● Brief
Pictures stay out. Extract the lines below from the first one through the line with "import plotly.graph_objects as go", both included.

── Data provided ──

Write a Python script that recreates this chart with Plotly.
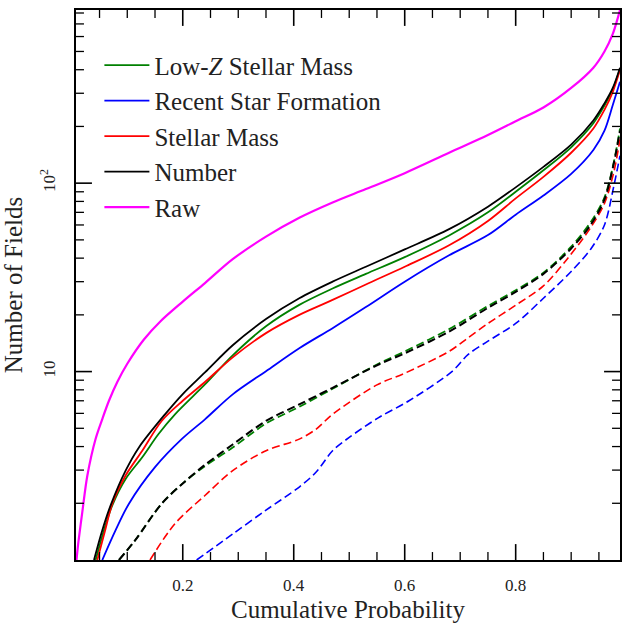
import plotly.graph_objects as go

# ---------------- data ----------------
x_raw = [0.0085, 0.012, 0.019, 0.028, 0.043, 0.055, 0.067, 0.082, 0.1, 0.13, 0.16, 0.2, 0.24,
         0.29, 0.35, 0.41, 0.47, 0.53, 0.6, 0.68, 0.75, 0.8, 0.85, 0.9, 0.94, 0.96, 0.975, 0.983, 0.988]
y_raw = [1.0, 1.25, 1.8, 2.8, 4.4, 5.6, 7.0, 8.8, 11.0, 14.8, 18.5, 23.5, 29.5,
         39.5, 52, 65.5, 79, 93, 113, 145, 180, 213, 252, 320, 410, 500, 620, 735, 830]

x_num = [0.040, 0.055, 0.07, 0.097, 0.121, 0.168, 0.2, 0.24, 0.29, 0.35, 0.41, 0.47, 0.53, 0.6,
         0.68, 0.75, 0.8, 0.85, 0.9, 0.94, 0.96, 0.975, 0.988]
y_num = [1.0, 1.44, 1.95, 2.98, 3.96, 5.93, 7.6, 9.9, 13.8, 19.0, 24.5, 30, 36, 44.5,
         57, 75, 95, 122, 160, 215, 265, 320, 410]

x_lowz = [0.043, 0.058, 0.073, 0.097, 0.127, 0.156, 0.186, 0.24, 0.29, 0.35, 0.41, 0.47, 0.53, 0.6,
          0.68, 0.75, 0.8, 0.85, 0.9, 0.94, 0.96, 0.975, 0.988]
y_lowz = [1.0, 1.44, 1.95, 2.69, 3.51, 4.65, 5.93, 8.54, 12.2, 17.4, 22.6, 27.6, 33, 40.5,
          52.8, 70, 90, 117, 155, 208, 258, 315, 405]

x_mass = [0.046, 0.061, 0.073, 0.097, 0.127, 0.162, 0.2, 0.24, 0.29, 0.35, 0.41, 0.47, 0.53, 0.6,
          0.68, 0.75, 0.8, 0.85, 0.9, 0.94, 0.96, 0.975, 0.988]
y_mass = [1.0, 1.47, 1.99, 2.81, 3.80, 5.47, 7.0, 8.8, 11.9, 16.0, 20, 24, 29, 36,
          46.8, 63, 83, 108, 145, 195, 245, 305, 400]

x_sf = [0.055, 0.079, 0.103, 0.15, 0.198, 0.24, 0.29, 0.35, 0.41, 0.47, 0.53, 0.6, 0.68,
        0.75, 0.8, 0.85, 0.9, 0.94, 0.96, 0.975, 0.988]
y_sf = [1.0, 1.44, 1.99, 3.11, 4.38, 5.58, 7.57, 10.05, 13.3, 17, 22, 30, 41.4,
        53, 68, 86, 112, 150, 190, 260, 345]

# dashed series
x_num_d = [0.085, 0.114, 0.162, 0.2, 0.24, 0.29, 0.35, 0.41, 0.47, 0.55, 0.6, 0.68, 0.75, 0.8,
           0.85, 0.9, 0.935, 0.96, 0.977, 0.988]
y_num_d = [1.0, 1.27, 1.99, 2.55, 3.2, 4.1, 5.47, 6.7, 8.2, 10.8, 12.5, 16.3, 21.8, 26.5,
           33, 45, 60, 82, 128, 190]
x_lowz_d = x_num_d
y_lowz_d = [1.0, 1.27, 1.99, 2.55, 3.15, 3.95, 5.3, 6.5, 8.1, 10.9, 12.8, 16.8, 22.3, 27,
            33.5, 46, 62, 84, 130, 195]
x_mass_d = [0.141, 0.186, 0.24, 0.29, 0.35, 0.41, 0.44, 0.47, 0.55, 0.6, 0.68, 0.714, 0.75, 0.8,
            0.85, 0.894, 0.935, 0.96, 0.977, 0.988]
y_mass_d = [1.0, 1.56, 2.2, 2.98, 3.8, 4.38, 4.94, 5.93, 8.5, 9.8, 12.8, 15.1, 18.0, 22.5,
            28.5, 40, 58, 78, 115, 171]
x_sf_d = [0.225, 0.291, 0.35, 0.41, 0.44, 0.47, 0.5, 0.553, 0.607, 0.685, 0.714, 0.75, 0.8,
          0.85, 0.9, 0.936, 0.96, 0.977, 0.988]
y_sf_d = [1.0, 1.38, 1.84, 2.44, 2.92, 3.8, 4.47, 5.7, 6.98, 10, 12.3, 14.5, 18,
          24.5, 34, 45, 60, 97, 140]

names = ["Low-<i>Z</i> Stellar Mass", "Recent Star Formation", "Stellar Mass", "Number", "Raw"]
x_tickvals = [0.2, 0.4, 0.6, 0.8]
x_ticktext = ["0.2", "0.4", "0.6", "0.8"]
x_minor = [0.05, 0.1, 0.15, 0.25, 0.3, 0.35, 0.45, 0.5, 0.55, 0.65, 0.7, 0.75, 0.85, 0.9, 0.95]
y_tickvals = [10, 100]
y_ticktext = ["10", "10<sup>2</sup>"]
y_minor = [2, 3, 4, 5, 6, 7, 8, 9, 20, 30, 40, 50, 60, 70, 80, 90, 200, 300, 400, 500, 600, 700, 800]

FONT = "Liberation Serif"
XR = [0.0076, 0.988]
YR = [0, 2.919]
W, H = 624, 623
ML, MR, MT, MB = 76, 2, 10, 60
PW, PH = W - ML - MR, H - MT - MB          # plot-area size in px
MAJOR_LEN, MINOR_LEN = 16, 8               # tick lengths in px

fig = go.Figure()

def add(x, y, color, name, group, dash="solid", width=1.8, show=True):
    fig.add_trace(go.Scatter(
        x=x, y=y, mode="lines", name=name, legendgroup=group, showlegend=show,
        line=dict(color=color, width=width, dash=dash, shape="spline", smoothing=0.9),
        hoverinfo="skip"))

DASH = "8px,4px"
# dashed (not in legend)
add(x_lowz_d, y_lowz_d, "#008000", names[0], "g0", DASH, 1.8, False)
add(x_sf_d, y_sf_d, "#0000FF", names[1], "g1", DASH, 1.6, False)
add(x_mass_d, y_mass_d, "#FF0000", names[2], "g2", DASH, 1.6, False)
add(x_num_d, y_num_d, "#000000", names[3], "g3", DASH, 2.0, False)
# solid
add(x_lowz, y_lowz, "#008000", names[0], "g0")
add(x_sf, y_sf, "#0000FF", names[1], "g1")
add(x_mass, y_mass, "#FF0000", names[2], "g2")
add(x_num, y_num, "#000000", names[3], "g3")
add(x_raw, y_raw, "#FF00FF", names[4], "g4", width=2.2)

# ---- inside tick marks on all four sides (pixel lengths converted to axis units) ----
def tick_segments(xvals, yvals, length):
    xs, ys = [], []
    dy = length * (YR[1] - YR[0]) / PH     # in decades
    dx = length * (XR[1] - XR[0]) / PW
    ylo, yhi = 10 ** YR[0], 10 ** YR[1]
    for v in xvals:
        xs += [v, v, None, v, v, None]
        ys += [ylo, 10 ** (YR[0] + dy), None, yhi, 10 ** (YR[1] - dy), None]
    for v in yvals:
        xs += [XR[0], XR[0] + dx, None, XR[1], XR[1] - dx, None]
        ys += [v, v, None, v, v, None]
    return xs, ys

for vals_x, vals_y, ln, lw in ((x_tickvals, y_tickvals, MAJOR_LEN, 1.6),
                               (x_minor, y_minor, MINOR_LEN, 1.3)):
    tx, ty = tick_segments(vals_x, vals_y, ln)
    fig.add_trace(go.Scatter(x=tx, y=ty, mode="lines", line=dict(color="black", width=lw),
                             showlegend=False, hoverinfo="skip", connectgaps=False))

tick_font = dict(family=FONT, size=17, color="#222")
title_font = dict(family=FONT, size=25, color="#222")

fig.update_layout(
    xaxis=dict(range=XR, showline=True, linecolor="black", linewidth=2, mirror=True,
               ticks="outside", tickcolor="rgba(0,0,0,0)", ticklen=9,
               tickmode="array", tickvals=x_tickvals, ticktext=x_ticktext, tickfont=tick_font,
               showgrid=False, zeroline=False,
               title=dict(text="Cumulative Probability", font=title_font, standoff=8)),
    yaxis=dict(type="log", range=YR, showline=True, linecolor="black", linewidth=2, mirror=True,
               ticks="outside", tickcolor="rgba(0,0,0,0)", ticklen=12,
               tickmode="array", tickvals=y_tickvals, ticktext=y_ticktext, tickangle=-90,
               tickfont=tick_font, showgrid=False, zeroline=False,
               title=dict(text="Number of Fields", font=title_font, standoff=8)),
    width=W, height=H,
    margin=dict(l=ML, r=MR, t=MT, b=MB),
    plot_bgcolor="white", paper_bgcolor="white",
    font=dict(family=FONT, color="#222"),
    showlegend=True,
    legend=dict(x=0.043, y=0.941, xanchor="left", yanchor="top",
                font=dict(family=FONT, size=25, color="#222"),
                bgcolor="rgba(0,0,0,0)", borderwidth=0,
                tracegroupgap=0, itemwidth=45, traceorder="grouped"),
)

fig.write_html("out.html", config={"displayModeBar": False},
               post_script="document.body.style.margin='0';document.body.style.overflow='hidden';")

───

● Output for this exercise
Write a Python script that recreates this chart with Plotly.
import plotly.graph_objects as go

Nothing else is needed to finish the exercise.